宗法制度下的血缘关系决定的祖赋特权作为超乎多数人之上的权利是对人权的逆动。中国俗话“龙生龙,凤生凤,老鼠的儿子打地洞”,京剧角色黄天霸亮相的开场白为“老子英雄儿好汉”。民间称因出身血统享有特权的阶层为“官二代”“太子党”,他们却自称有“红色基因”,这就是所谓“拼爹时代”。显然,眼下这些社会现象的覆盖面与普遍性远远超出徐文所着眼的华南的那些村落,非但没有“瓦解”而是回光返照式地向全社会辐射。一个人的命运在他来到世间之前就被决定了。这种死而不僵的祖赋特权正是历史向前现代封建性的一种倒退的社会危机状况,不是本体建构的原则而是现实人文忧患与焦虑的根源,作为没落的东西终究会被历史所抛弃。如果说“农民理性”从本土扩张为更大普遍性的“血缘理性”的话,其“农业文明”则是对于作为现代文明之蒸汽动力工业文明与信息技术后工业文明的前现代的一种反向。徐氏命题与其他张扬历史倒退的话语在这样语境下的出现不会是偶然的吧?
“法定人权”才是人之为人的权利的根本保证,遗憾的是徐文对此只是虚晃一招。“法”,不止于写在纸上的条文,作为规律性的东西分为自然法与社会法制。自然法不能保证社会的人权,“血缘理性”只能使之越来越远。社会的法制也有专制制度下的人治与与民主制度之法治的区别。血缘关系维持的“自然村”在于祖制宗法大于作为全社会公器之宪法。特权作为法外之权根于专制主义的权力。马克思以东西方差异性所说“东方专制主义”与中世纪欧洲在农耕文明封建主义经济基础上是一致的,在上层建筑与意识形态上也有共同之处。《白鹿原》描写的村落也有“乡约”,作为宗法家长制度下的局域性社会契约,不同于美国统一宪法下的各州立法,虽然其中在土地财产分配上也包含可谓公平、正义等传统内容,然而宪法所规定的合乎人的权利在传统宗法理念下消解无存。祠堂作为“公堂”可以非法行使私刑,至尊长者即大法官,族人充当行刑者。《白鹿原》中善良、憨厚、敦实的长工鹿三在“万恶淫为首”理念下掐死了“荡妇”小娥……这就是宗法“理性”对人性泯灭酿成的悲剧。

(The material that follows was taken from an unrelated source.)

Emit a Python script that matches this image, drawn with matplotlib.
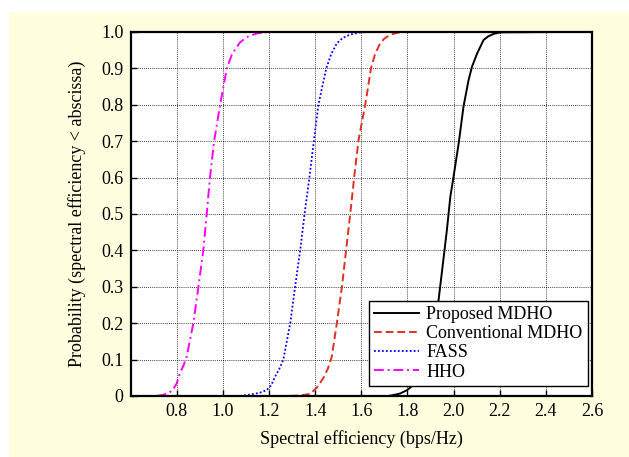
import matplotlib
matplotlib.use("Agg")
import matplotlib.pyplot as plt
from matplotlib.patches import Rectangle

plt.rcParams['font.family'] = ['Liberation Serif', 'DejaVu Serif']

# CDF samples of spectral efficiency for each scheme (x in bps/Hz, y probability)
proposed_x = [1.717, 1.75, 1.769, 1.798, 1.820, 1.84, 1.86, 1.88, 1.90, 1.92, 1.935,
              1.954, 1.971, 1.986, 2.000, 2.022, 2.043, 2.065, 2.080, 2.102, 2.13,
              2.15, 2.174, 2.203, 2.45]
proposed_y = [0.0, 0.004, 0.007, 0.016, 0.027, 0.045, 0.075, 0.12, 0.17, 0.22, 0.264,
              0.365, 0.456, 0.548, 0.603, 0.694, 0.795, 0.868, 0.905, 0.941, 0.978,
              0.988, 0.995, 0.999, 1.0]

conv_x = [1.292, 1.34, 1.38, 1.41, 1.436, 1.455, 1.472, 1.494, 1.516, 1.534, 1.552,
          1.569, 1.588, 1.617, 1.642, 1.66, 1.682, 1.70, 1.725, 1.75, 1.783, 2.35]
conv_y = [0.0, 0.002, 0.006, 0.025, 0.05, 0.075, 0.108, 0.20, 0.30, 0.40, 0.50,
          0.60, 0.703, 0.80, 0.90, 0.94, 0.969, 0.982, 0.992, 0.997, 1.0, 1.0]

fass_x = [1.075, 1.119, 1.16, 1.190, 1.21, 1.226, 1.245, 1.262, 1.292, 1.313, 1.335,
          1.354, 1.375, 1.393, 1.414, 1.448, 1.47, 1.494, 1.52, 1.552, 1.595, 1.63, 2.35]
fass_y = [0.0, 0.004, 0.009, 0.016, 0.03, 0.053, 0.075, 0.10, 0.20, 0.30, 0.40,
          0.50, 0.60, 0.694, 0.80, 0.90, 0.94, 0.969, 0.984, 0.993, 0.999, 1.0, 1.0]

hho_x = [0.713, 0.74, 0.765, 0.785, 0.80, 0.814, 0.83, 0.843, 0.872, 0.894, 0.915,
         0.930, 0.944, 0.962, 0.988, 1.017, 1.04, 1.075, 1.11, 1.147, 1.196, 1.40]
hho_y = [0.0, 0.003, 0.008, 0.018, 0.035, 0.063, 0.085, 0.108, 0.20, 0.30, 0.40,
         0.50, 0.60, 0.70, 0.80, 0.90, 0.94, 0.972, 0.988, 0.996, 1.0, 1.0]

xticks = [0.8, 1.0, 1.2, 1.4, 1.6, 1.8, 2.0, 2.2, 2.4, 2.6]
xtick_labels = ['0.8', '1.0', '1.2', '1.4', '1.6', '1.8', '2.0', '2.2', '2.4', '2.6']
yticks = [0, 0.1, 0.2, 0.3, 0.4, 0.5, 0.6, 0.7, 0.8, 0.9, 1.0]
ytick_labels = ['0', '0.1', '0.2', '0.3', '0.4', '0.5', '0.6', '0.7', '0.8', '0.9', '1.0']

fig = plt.figure(figsize=(6.29, 4.57), dpi=100, facecolor='white')
# pale yellow backdrop
fig.patches.append(Rectangle((9 / 629, 0), 1 - 9 / 629, 1 - 12 / 457,
                             transform=fig.transFigure, facecolor='#FFFFE0',
                             edgecolor='none', zorder=-1))

ax = fig.add_axes([130.6 / 629, 1 - 396 / 457, (592 - 130.6) / 629, (396 - 32) / 457])
ax.set_facecolor('white')

ax.plot(proposed_x, proposed_y, color='black', linestyle='-', lw=1.4, label='Proposed MDHO')
ax.plot(conv_x, conv_y, color='#E0301E', linestyle=(0, (4, 2)), lw=1.4, label='Conventional MDHO')
ax.plot(fass_x, fass_y, color='blue', linestyle=(0, (1, 1.2)), lw=1.3, label='FASS')
ax.plot(hho_x, hho_y, color='magenta', linestyle=(0, (5, 2, 1, 2)), lw=1.4, label='HHO')

ax.set_xlim(0.6, 2.6)
ax.set_ylim(0, 1.0)
ax.set_xticks(xticks)
ax.set_xticklabels(xtick_labels)
ax.set_yticks(yticks)
ax.set_yticklabels(ytick_labels)
ax.tick_params(direction='in', labelsize=13, length=4, width=1, pad=5)
ax.grid(True, color='black', linestyle=(0, (1, 1.5)), linewidth=0.6)
for s in ax.spines.values():
    s.set_linewidth(1.6)

ax.set_xlabel('Spectral efficiency (bps/Hz)', fontsize=13, labelpad=7)
ax.set_ylabel('Probability (spectral efficiency < abscissa)', fontsize=13, labelpad=11)

leg = ax.legend(loc='lower right', bbox_to_anchor=(588 / 629, 1 - 386 / 457),
                bbox_transform=fig.transFigure, borderaxespad=0, fontsize=13,
                fancybox=False, framealpha=1, edgecolor='black',
                handlelength=2.5, handletextpad=0.4, labelspacing=0.12,
                borderpad=0.3)
leg.get_frame().set_linewidth(1.0)

fig.savefig('out.png', dpi=100, facecolor=fig.get_facecolor())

民主法治的法则是法律对于所有公民的公正、平等,现代健全的法治不是停留在“天子犯法与庶民同罪”这种纸面上理想化的空洞承诺,而是以缜密的宪法为国家根本大法所确立的一系列建制,作为公民权利之保障。这样的“法定人权”为历史理性所要求与导引的真正人的本体论建构,最终走向人类命运共同体的实现。①参见毛崇杰:《人类命运共同体的必要与可能》,《甘肃社会科学》2019年第1期。1851年马克思闻得太平天国起义的消息,他写道:“世界上最古老最巩固的帝国,八年来在英国资产者的大批印花布的影响之下,已经处于社会变革的前夕,而这次变革,必将给这个国家的文明带来极其重要的结果。如果我们欧洲的反动分子不久的将来会逃奔亚洲,最后到达万里长城,到达最反动最保守的堡垒的大门,那末他们说不定就会看到这样的字样:中华共和国——自由,平等,博爱。”②马克思、恩格斯:《国际述评(一)》,《马克思恩格斯全集》第7卷,北京:人民出版社,1959年,第265页。